__Prompt__
Copy out the whole listing exactly as written, leaving the pictures behind.

---

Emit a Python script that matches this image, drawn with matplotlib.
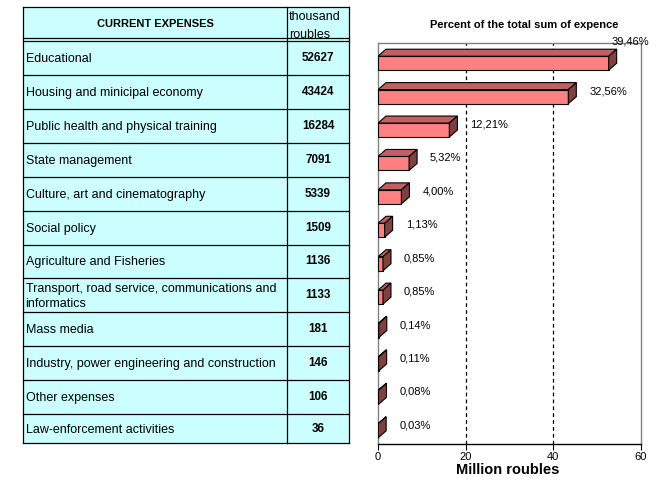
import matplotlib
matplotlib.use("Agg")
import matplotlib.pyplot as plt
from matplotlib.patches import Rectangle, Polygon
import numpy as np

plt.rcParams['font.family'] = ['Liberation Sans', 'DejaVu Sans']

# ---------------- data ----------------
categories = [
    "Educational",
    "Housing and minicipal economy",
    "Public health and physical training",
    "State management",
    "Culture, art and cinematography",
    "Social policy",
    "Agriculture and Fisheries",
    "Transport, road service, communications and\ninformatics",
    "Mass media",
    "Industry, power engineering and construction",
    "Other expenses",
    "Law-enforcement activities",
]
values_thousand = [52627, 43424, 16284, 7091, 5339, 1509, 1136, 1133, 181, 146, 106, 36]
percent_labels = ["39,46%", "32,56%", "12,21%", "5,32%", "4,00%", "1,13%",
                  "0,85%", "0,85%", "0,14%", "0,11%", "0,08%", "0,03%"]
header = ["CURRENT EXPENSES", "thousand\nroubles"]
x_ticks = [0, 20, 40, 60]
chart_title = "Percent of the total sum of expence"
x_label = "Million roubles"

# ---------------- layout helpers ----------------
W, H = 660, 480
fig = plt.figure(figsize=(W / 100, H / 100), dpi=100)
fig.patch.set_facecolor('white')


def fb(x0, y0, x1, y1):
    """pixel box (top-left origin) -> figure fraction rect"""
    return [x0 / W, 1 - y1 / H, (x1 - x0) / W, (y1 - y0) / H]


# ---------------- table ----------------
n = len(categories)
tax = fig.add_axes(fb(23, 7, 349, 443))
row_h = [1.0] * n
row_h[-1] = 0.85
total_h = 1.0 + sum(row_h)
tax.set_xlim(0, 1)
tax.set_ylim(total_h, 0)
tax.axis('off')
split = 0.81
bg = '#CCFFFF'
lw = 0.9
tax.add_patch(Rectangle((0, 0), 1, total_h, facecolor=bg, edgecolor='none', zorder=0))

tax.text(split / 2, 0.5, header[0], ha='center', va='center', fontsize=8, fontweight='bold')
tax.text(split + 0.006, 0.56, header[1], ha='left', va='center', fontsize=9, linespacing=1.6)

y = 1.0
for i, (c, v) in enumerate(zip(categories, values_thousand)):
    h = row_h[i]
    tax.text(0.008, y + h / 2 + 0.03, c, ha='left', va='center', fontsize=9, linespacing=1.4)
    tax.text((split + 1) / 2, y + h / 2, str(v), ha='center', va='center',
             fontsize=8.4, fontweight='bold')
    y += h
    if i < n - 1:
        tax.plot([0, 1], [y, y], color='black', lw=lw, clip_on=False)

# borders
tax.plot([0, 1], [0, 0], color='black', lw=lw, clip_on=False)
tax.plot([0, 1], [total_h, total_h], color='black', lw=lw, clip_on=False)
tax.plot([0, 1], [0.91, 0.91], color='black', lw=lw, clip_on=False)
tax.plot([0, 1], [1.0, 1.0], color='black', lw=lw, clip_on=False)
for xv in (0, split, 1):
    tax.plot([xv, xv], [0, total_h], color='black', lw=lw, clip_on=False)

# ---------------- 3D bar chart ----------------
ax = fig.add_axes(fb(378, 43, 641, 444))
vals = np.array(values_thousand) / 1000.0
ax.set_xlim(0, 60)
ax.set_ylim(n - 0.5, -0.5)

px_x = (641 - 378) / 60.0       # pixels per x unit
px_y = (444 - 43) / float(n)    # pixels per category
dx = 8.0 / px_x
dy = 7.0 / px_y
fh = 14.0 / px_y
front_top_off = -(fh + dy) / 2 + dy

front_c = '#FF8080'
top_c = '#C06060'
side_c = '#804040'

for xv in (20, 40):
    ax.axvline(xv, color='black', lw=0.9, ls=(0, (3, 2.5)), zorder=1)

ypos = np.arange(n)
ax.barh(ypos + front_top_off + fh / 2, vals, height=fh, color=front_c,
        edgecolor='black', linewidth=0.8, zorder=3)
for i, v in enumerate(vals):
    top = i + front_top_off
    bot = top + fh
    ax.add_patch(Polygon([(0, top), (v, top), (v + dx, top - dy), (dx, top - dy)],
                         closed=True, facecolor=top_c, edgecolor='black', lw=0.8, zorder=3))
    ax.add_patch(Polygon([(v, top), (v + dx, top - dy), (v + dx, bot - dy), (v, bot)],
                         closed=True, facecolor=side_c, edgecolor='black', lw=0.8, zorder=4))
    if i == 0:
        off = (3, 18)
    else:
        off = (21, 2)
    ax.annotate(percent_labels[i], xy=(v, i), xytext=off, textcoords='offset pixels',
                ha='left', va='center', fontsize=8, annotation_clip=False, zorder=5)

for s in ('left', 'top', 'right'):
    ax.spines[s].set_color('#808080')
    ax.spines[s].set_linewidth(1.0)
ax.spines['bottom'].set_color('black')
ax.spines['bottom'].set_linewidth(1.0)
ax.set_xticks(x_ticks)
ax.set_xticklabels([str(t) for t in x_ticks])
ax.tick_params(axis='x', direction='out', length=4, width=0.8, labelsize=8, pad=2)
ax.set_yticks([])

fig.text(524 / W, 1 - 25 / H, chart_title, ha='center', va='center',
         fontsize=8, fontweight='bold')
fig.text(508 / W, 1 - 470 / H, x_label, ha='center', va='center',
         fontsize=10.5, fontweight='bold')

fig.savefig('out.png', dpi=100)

---

__Result below__
Emit a Python script that matches this image, drawn with matplotlib.
import matplotlib
matplotlib.use("Agg")
import matplotlib.pyplot as plt
from matplotlib.patches import Rectangle, Polygon
import numpy as np

plt.rcParams['font.family'] = ['Liberation Sans', 'DejaVu Sans']

# ---------------- data ----------------
categories = [
    "Educational",
    "Housing and minicipal economy",
    "Public health and physical training",
    "State management",
    "Culture, art and cinematography",
    "Social policy",
    "Agriculture and Fisheries",
    "Transport, road service, communications and\ninformatics",
    "Mass media",
    "Industry, power engineering and construction",
    "Other expenses",
    "Law-enforcement activities",
]
values_thousand = [52627, 43424, 16284, 7091, 5339, 1509, 1136, 1133, 181, 146, 106, 36]
percent_labels = ["39,46%", "32,56%", "12,21%", "5,32%", "4,00%", "1,13%",
                  "0,85%", "0,85%", "0,14%", "0,11%", "0,08%", "0,03%"]
header = ["CURRENT EXPENSES", "thousand\nroubles"]
x_ticks = [0, 20, 40, 60]
chart_title = "Percent of the total sum of expence"
x_label = "Million roubles"

# ---------------- layout helpers ----------------
W, H = 660, 480
fig = plt.figure(figsize=(W / 100, H / 100), dpi=100)
fig.patch.set_facecolor('white')


def fb(x0, y0, x1, y1):
    """pixel box (top-left origin) -> figure fraction rect"""
    return [x0 / W, 1 - y1 / H, (x1 - x0) / W, (y1 - y0) / H]


# ---------------- table ----------------
n = len(categories)
tax = fig.add_axes(fb(23, 7, 349, 443))
row_h = [1.0] * n
row_h[-1] = 0.85
total_h = 1.0 + sum(row_h)
tax.set_xlim(0, 1)
tax.set_ylim(total_h, 0)
tax.axis('off')
split = 0.81
bg = '#CCFFFF'
lw = 0.9
tax.add_patch(Rectangle((0, 0), 1, total_h, facecolor=bg, edgecolor='none', zorder=0))

tax.text(split / 2, 0.5, header[0], ha='center', va='center', fontsize=8, fontweight='bold')
tax.text(split + 0.006, 0.56, header[1], ha='left', va='center', fontsize=9, linespacing=1.6)

y = 1.0
for i, (c, v) in enumerate(zip(categories, values_thousand)):
    h = row_h[i]
    tax.text(0.008, y + h / 2 + 0.03, c, ha='left', va='center', fontsize=9, linespacing=1.4)
    tax.text((split + 1) / 2, y + h / 2, str(v), ha='center', va='center',
             fontsize=8.4, fontweight='bold')
    y += h
    if i < n - 1:
        tax.plot([0, 1], [y, y], color='black', lw=lw, clip_on=False)

# borders
tax.plot([0, 1], [0, 0], color='black', lw=lw, clip_on=False)
tax.plot([0, 1], [total_h, total_h], color='black', lw=lw, clip_on=False)
tax.plot([0, 1], [0.91, 0.91], color='black', lw=lw, clip_on=False)
tax.plot([0, 1], [1.0, 1.0], color='black', lw=lw, clip_on=False)
for xv in (0, split, 1):
    tax.plot([xv, xv], [0, total_h], color='black', lw=lw, clip_on=False)

# ---------------- 3D bar chart ----------------
ax = fig.add_axes(fb(378, 43, 641, 444))
vals = np.array(values_thousand) / 1000.0
ax.set_xlim(0, 60)
ax.set_ylim(n - 0.5, -0.5)

px_x = (641 - 378) / 60.0       # pixels per x unit
px_y = (444 - 43) / float(n)    # pixels per category
dx = 8.0 / px_x
dy = 7.0 / px_y
fh = 14.0 / px_y
front_top_off = -(fh + dy) / 2 + dy

front_c = '#FF8080'
top_c = '#C06060'
side_c = '#804040'

for xv in (20, 40):
    ax.axvline(xv, color='black', lw=0.9, ls=(0, (3, 2.5)), zorder=1)

ypos = np.arange(n)
ax.barh(ypos + front_top_off + fh / 2, vals, height=fh, color=front_c,
        edgecolor='black', linewidth=0.8, zorder=3)
for i, v in enumerate(vals):
    top = i + front_top_off
    bot = top + fh
    ax.add_patch(Polygon([(0, top), (v, top), (v + dx, top - dy), (dx, top - dy)],
                         closed=True, facecolor=top_c, edgecolor='black', lw=0.8, zorder=3))
    ax.add_patch(Polygon([(v, top), (v + dx, top - dy), (v + dx, bot - dy), (v, bot)],
                         closed=True, facecolor=side_c, edgecolor='black', lw=0.8, zorder=4))
    if i == 0:
        off = (3, 18)
    else:
        off = (21, 2)
    ax.annotate(percent_labels[i], xy=(v, i), xytext=off, textcoords='offset pixels',
                ha='left', va='center', fontsize=8, annotation_clip=False, zorder=5)

for s in ('left', 'top', 'right'):
    ax.spines[s].set_color('#808080')
    ax.spines[s].set_linewidth(1.0)
ax.spines['bottom'].set_color('black')
ax.spines['bottom'].set_linewidth(1.0)
ax.set_xticks(x_ticks)
ax.set_xticklabels([str(t) for t in x_ticks])
ax.tick_params(axis='x', direction='out', length=4, width=0.8, labelsize=8, pad=2)
ax.set_yticks([])

fig.text(524 / W, 1 - 25 / H, chart_title, ha='center', va='center',
         fontsize=8, fontweight='bold')
fig.text(508 / W, 1 - 470 / H, x_label, ha='center', va='center',
         fontsize=10.5, fontweight='bold')

fig.savefig('out.png', dpi=100)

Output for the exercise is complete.